Being obedient to God’s call has been rewarding for him both spiritually and physically, he said. Since he began walking, Pastor Chick believes his memory has improved, his singing voice has returned, football injuries to his feet have lessened, and the torn meniscus in his right knee appears to be healed.

“I’m not limping anymore,” he said. “Most days, I’m averaging over three miles an hour, for like four to six hours straight without a break. My lungs and my heart are just like a high school kid. You know, I say, ‘Everybody walk across America! This is gonna help us!’”

He said it’s mind over matter for him when he walks during hot weather. He just drinks more water and soldiers on.

“I’m a mission-oriented person,” he said. “I don’t let the flesh stop me from my mission. I don’t let the enemy stop me from my mission. Why? Because I’m always tapping into that power of God.”

During one recent walk he was very hot and asked God for the relief of a breeze. So an 18-wheeler came along and almost blew him off the road, he said, chuckling. It inspired him into making up an impromptu song, and he started marching to it.

“And every 18-wheeler that came by just gave me a cool breeze.
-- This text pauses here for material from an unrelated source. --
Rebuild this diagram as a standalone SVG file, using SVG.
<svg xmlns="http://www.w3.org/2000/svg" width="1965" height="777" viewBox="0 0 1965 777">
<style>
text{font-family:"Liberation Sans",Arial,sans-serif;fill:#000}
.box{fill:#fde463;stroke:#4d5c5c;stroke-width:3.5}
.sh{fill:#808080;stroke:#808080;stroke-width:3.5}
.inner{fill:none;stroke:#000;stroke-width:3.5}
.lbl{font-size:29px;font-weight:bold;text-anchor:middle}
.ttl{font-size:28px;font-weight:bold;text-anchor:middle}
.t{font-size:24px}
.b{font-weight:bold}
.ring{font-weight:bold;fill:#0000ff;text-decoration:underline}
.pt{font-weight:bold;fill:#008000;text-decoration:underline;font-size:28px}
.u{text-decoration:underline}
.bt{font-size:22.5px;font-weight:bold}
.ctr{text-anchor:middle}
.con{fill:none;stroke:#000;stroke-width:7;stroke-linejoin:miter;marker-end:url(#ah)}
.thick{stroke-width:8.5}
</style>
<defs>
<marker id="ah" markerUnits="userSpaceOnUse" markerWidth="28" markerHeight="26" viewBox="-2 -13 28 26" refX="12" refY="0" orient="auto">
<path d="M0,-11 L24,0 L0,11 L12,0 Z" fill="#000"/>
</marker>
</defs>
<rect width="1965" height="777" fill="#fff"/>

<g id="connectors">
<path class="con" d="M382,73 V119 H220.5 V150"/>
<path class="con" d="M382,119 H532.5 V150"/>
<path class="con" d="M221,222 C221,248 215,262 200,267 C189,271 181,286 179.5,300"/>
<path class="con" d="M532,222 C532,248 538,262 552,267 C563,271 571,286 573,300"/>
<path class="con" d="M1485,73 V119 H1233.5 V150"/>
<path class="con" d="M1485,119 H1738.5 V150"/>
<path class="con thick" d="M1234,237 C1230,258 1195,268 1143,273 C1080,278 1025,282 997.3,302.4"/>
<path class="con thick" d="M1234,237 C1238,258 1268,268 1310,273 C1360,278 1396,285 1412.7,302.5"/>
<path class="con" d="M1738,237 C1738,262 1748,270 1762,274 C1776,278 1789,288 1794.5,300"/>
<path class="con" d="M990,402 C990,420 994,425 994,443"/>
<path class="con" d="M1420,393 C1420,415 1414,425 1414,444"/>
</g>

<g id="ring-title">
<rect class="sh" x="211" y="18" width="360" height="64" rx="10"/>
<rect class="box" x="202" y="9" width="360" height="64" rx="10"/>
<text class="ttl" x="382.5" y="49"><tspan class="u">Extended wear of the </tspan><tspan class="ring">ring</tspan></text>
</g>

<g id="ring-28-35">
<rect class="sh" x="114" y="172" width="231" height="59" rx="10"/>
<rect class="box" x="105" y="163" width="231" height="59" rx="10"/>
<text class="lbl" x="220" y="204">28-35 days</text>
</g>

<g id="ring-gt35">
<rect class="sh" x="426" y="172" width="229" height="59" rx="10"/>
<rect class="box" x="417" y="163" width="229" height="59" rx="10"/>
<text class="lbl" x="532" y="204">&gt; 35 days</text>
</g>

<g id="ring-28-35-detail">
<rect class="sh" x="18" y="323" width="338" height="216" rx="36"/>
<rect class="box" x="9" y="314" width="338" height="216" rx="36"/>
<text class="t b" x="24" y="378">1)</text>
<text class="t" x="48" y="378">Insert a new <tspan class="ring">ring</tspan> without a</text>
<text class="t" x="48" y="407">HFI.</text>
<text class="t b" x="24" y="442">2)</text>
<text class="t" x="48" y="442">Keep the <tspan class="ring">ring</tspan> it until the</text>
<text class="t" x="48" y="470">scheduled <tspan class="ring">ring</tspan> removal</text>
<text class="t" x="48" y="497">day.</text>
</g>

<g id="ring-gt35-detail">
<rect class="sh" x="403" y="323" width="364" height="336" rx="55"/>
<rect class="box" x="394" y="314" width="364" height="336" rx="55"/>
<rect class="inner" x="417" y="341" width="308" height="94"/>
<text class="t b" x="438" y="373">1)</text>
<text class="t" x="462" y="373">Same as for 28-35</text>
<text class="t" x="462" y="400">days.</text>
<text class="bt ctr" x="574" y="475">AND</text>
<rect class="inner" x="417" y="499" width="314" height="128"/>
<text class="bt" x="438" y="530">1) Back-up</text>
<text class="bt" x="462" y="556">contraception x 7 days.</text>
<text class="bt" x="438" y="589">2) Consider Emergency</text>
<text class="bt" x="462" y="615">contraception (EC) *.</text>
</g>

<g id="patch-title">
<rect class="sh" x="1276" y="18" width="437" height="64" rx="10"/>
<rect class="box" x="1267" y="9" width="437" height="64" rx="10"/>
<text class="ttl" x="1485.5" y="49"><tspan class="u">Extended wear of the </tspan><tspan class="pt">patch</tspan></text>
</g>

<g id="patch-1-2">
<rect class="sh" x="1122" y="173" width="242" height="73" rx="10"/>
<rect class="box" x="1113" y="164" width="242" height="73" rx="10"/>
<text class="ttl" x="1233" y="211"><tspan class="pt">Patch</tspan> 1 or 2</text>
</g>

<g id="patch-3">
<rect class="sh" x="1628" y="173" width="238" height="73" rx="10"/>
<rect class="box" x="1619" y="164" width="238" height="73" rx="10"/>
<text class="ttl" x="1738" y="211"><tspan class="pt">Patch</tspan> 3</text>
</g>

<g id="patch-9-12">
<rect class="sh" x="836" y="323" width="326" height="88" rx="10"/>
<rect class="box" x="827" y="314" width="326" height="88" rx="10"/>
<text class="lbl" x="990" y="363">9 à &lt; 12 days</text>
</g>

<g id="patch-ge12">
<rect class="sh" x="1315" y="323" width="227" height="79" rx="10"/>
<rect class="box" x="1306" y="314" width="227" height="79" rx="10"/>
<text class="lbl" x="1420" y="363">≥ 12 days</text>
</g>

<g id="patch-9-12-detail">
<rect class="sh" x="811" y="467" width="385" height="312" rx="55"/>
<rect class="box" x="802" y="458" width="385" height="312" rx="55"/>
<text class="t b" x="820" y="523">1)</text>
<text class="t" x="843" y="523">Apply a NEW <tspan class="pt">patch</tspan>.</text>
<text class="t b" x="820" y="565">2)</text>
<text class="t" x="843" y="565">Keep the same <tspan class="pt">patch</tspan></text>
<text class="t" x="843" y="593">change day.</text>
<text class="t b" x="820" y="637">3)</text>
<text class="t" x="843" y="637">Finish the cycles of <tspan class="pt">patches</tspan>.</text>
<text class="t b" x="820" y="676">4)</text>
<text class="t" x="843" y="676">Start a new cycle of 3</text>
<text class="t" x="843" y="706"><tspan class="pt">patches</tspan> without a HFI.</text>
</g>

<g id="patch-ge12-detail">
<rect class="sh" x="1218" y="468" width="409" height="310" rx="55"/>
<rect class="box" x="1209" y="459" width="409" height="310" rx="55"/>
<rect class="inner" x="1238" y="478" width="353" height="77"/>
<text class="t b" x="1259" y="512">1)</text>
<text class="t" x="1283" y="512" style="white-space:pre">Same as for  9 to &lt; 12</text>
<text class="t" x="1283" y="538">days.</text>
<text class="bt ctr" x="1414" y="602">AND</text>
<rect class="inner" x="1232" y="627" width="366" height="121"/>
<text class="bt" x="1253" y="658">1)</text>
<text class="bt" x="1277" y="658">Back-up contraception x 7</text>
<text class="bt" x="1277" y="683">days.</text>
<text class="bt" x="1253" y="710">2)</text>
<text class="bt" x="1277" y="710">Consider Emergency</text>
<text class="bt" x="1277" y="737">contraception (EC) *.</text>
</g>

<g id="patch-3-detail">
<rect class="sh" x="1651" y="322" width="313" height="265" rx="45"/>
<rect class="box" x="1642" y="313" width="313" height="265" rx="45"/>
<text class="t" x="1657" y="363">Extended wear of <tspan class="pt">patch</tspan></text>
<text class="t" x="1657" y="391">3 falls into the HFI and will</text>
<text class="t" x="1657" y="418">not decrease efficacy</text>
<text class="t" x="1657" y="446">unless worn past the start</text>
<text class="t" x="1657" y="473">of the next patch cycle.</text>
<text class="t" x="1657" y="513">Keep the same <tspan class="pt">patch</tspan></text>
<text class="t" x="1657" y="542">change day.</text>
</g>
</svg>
And it was enough to carry me through,” he said. “You know, that’s the way God works for me. Even if it’s an 18-wheeler.”

The message he wants to pass along to a troubled America is of a God who loves his children and warns them of the dangers of not paying attention to his advice.
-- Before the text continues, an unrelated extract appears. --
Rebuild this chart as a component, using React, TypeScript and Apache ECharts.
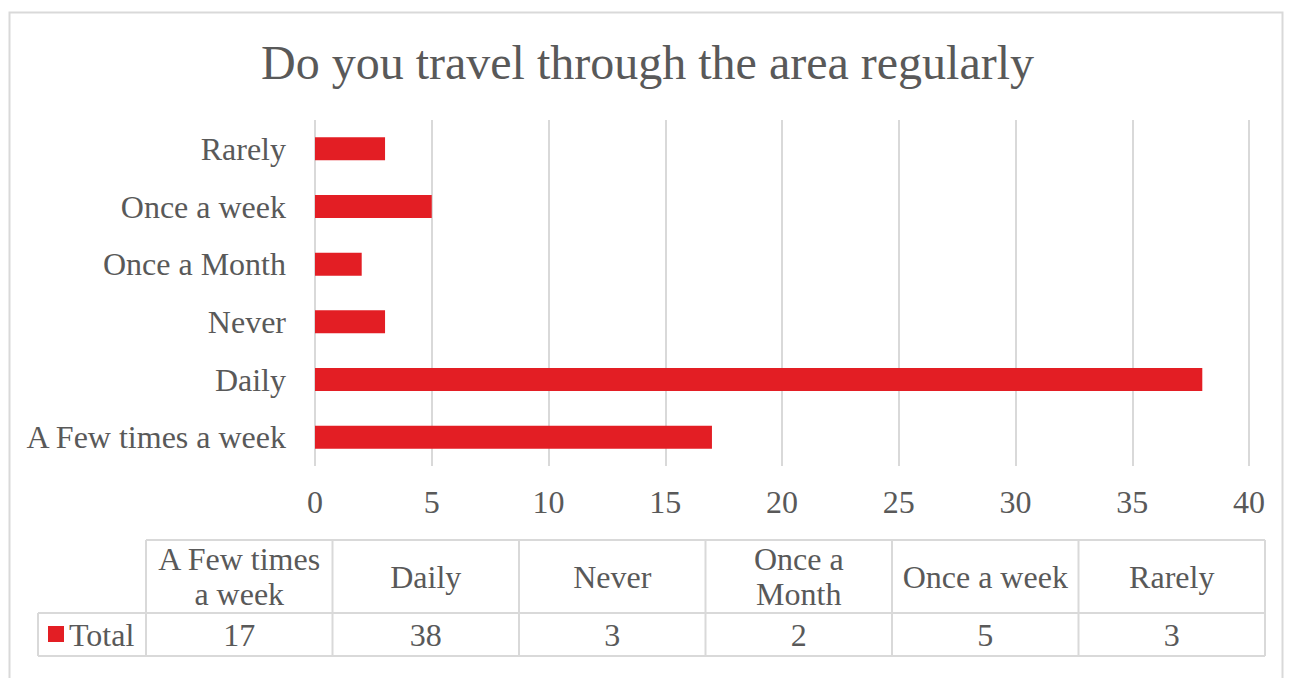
import React, { useEffect, useRef } from "react";
import * as echarts from "echarts";

const categories = ["A Few times a week", "Daily", "Never", "Once a Month", "Once a week", "Rarely"];
const headerLabels = ["A Few times\na week", "Daily", "Never", "Once a\nMonth", "Once a week", "Rarely"];
const totals = [17, 38, 3, 2, 5, 3];
const seriesName = "Total";
const titleText = "Do you travel through the area regularly";

const FONT = "'Liberation Serif', 'Times New Roman', serif";
const TXT = "#595959";
const GRID = "#d9d9d9";
const RED = "#E31E24";
const FS = 32;

export default function App() {
  const ref = useRef<HTMLDivElement>(null);
  useEffect(() => {
    if (!ref.current) return;
    const chart = echarts.init(ref.current, undefined, { renderer: "svg" });

    const tableLeft = 146;
    const tableRight = 1265;
    const legendLeft = 38;
    const rowTop = 540;
    const rowMid = 613;
    const rowBottom = 656;
    const n = categories.length;
    const colW = (tableRight - tableLeft) / n;

    const graphics: any[] = [];
    graphics.push({
      type: "rect",
      shape: { x: 9.5, y: 12.5, width: 1273, height: 720 },
      style: { fill: "none", stroke: GRID, lineWidth: 2 },
      silent: true,
    });
    const line = (x1: number, y1: number, x2: number, y2: number) => ({
      type: "line",
      shape: { x1, y1, x2, y2 },
      style: { stroke: GRID, lineWidth: 2 },
      silent: true,
    });
    graphics.push(line(tableLeft, rowTop, tableRight, rowTop));
    graphics.push(line(legendLeft, rowMid, tableRight, rowMid));
    graphics.push(line(legendLeft, rowBottom, tableRight, rowBottom));
    graphics.push(line(legendLeft, rowMid, legendLeft, rowBottom));
    for (let i = 0; i <= n; i++) {
      const x = tableLeft + i * colW;
      graphics.push(line(x, rowTop, x, rowBottom));
    }
    for (let i = 0; i < n; i++) {
      const cx = tableLeft + (i + 0.5) * colW;
      graphics.push({
        type: "text",
        x: cx,
        y: (rowTop + rowMid) / 2,
        style: {
          text: headerLabels[i],
          fill: TXT,
          font: `${FS}px ${FONT}`,
          align: "center",
          verticalAlign: "middle",
          lineHeight: 35,
        },
        silent: true,
      });
      graphics.push({
        type: "text",
        x: cx,
        y: (rowMid + rowBottom) / 2,
        style: {
          text: String(totals[i]),
          fill: TXT,
          font: `${FS}px ${FONT}`,
          align: "center",
          verticalAlign: "middle",
        },
        silent: true,
      });
    }
    graphics.push({
      type: "rect",
      shape: { x: 48, y: 626, width: 16, height: 16 },
      style: { fill: RED },
      silent: true,
    });
    graphics.push({
      type: "text",
      x: 69,
      y: (rowMid + rowBottom) / 2,
      style: {
        text: seriesName,
        fill: TXT,
        font: `${FS}px ${FONT}`,
        align: "left",
        verticalAlign: "middle",
      },
      silent: true,
    });

    chart.setOption({
      animation: false,
      backgroundColor: "#ffffff",
      title: {
        text: titleText,
        left: "center",
        top: 33,
        textStyle: { fontFamily: FONT, fontSize: 48, fontWeight: "normal", color: TXT },
      },
      grid: { left: 315, right: 46, top: 120, bottom: 212, containLabel: false },
      xAxis: {
        type: "value",
        min: 0,
        max: 40,
        interval: 5,
        axisLine: { show: false },
        axisTick: { show: false },
        splitLine: { show: true, lineStyle: { color: GRID, width: 2 } },
        axisLabel: { color: TXT, fontFamily: FONT, fontSize: FS, margin: 20 },
      },
      yAxis: {
        type: "category",
        data: categories,
        axisLine: { show: false },
        axisTick: { show: false },
        axisLabel: { color: TXT, fontFamily: FONT, fontSize: FS, margin: 29 },
      },
      series: [
        {
          name: seriesName,
          type: "bar",
          data: totals,
          barCategoryGap: "60%",
          itemStyle: { color: RED },
        },
      ],
      graphic: graphics,
    });
    return () => chart.dispose();
  }, []);
  return (
    <div
      ref={ref}
      style={{ position: "fixed", left: 0, top: 0, width: 1295, height: 678, background: "#fff" }}
    />
  );
}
“It’s like if we’re children and parents tell us, ‘If you don’t pay attention, you’ll pay the price.’ You know, ‘If you don’t stop playing ball in the road, you’re gonna get hit,’” Pastor Chick said. “… So we have to put a fence around our children to protect them, and God has put the Ten Commandments around us to protect us, and if we abide by the Ten Commandments and the Golden Rule, we wouldn’t even need law enforcement.”

He hold the church responsible for not properly representing God and not getting out of its comfort zone to reach people where they live. “Christians have to leave those four walls and start doing one-on-one ministry and showing love. Extreme love. So that people say, ‘Ha, that is something special.’”

He has served as project director of humanitarian health services in Uganda (East Africa), where locals began to accept him and his wife as sincere after two years of slowly building trust. The website also mentioned his service as a Viet Nam vet (1967-1969) as well as a varied life serving others as a businessman, electronics technician, family counselor and private Christian academy principal. Now he’s often known as a cheerful “cross-country flagman” as he walks through their cities and counties and states.

“We have so many contacts with people,” he said. “We have young people that have their parents stop and say, ‘I want to shake hands with this good man.’ They see a good man carrying an American flag, saluting people, and they identify that as something good. They don’t know I’m a Christian. But they just see it as something good. They’ve got earrings, they’ve got things in their noses and their lips and they’re all purpled up and they don’t know who they are, but they can recognize something good when they see it, and that gives me hope for the kids of America.”

He recalled one older woman who came up to him, touched by his journey and with tears in her eyes. She just reached out to pat him, wordlessly, and seemed to be very moved. “I don’t count anything out here. Because healing is coming, one heart at a time. And I’m beating a loud drum that some may hear a whisper.”